Accurate determination of H2, He, and D2 Compton profiles by high energy electron impact spectroscopy

Abstract

The effective nonrelativistic Compton profiles J (q,K) of H₂ and He {defined in terms of the absolute generalized oscillator strength (GOS), df (K,E)/dE, as J (q,K) = (2K³/E)[df (K,E)/dE], where q is (E−K²)/2K, with K the momentum transfer and E the energy loss} have been studied as a function of scattering angle by means of high energy electron impact spectroscopy (HEEIS) with an incident energy of 25 keV over an angular range of 3°–10°. It was found that the binary encounter limit is not reached until the x‐ray incoherent scattering factor reaches its large K asymptotic limit N, the number of target electrons. At 10° , the results of the Compton profiles of He and H₂ were fitted by least squares to a polynomial of the form Σ^m_n=1{a_n/[1+(q/ζ_n)²]ⁿ⁺²}, which leads to analytic expressions for the one electron momentum density and its integer powered moments. The fits proved to be radically different for He and H₂. The experimental values for the moments of the momentum density function were found to be in excellent agreement with the best available theoretical results.
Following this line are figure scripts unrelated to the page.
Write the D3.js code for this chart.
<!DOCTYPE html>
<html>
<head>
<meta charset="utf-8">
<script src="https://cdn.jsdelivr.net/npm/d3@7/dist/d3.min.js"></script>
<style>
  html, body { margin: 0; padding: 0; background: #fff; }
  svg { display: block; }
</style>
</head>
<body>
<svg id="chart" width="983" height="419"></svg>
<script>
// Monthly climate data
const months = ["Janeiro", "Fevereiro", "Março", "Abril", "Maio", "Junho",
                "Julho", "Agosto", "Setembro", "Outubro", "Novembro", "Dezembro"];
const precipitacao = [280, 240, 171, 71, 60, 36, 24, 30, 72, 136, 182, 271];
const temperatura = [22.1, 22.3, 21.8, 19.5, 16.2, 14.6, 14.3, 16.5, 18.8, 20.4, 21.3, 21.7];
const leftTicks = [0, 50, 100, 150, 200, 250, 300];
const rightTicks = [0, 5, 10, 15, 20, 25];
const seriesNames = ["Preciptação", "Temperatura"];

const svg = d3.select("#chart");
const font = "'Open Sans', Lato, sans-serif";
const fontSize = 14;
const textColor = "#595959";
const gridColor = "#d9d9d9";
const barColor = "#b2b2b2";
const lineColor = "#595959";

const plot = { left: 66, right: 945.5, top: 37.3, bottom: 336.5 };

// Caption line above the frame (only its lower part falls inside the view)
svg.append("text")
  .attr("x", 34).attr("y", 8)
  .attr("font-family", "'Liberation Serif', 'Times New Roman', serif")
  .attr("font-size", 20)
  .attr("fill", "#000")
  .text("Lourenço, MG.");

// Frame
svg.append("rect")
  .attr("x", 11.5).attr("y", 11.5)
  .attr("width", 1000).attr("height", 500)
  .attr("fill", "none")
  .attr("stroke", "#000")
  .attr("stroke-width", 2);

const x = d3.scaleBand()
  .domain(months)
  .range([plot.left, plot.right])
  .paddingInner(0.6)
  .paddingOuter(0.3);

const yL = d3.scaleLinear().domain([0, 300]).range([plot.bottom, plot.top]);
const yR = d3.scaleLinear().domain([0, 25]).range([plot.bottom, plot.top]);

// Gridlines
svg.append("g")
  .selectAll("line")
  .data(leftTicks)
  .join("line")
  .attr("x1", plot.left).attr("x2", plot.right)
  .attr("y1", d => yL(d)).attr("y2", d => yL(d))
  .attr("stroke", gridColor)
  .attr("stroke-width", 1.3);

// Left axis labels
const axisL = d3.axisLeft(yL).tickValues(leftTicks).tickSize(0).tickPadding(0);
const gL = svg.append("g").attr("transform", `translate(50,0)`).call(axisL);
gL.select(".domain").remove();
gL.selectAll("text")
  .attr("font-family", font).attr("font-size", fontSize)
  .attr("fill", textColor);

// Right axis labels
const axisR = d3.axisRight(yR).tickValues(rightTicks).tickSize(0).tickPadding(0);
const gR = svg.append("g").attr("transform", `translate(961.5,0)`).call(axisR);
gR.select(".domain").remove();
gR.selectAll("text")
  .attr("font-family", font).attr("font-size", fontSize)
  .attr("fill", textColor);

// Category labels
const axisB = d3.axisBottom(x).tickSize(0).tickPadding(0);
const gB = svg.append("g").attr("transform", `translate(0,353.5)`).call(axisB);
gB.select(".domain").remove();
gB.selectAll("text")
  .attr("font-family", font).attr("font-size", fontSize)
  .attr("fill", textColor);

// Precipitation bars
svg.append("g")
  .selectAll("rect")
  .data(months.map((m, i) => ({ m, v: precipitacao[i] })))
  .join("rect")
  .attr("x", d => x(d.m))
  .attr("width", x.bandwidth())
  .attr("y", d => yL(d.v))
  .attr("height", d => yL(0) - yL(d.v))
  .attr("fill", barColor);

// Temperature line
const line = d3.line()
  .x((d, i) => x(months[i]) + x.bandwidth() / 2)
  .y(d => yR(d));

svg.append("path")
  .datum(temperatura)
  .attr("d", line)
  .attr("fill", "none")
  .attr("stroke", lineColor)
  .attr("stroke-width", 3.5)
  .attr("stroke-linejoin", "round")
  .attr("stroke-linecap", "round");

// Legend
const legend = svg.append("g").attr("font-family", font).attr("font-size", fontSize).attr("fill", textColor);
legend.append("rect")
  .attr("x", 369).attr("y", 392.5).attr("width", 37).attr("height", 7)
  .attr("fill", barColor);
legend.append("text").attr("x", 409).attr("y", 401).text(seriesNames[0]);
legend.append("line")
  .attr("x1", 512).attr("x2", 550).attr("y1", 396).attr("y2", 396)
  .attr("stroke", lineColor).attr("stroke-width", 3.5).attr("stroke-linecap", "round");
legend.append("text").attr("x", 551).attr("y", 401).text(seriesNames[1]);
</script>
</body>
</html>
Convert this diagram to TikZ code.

In addition, the Compton profile of D₂ at 8° was measured and no significant deviations from the Compton profile for H₂ were observed. The new results reported here for H₂ clear up a disagreement between theory and experiment and suggest that quoted uncertainties in the previous studies were unrealistically small owing to improper analysis of systematic experimental errors.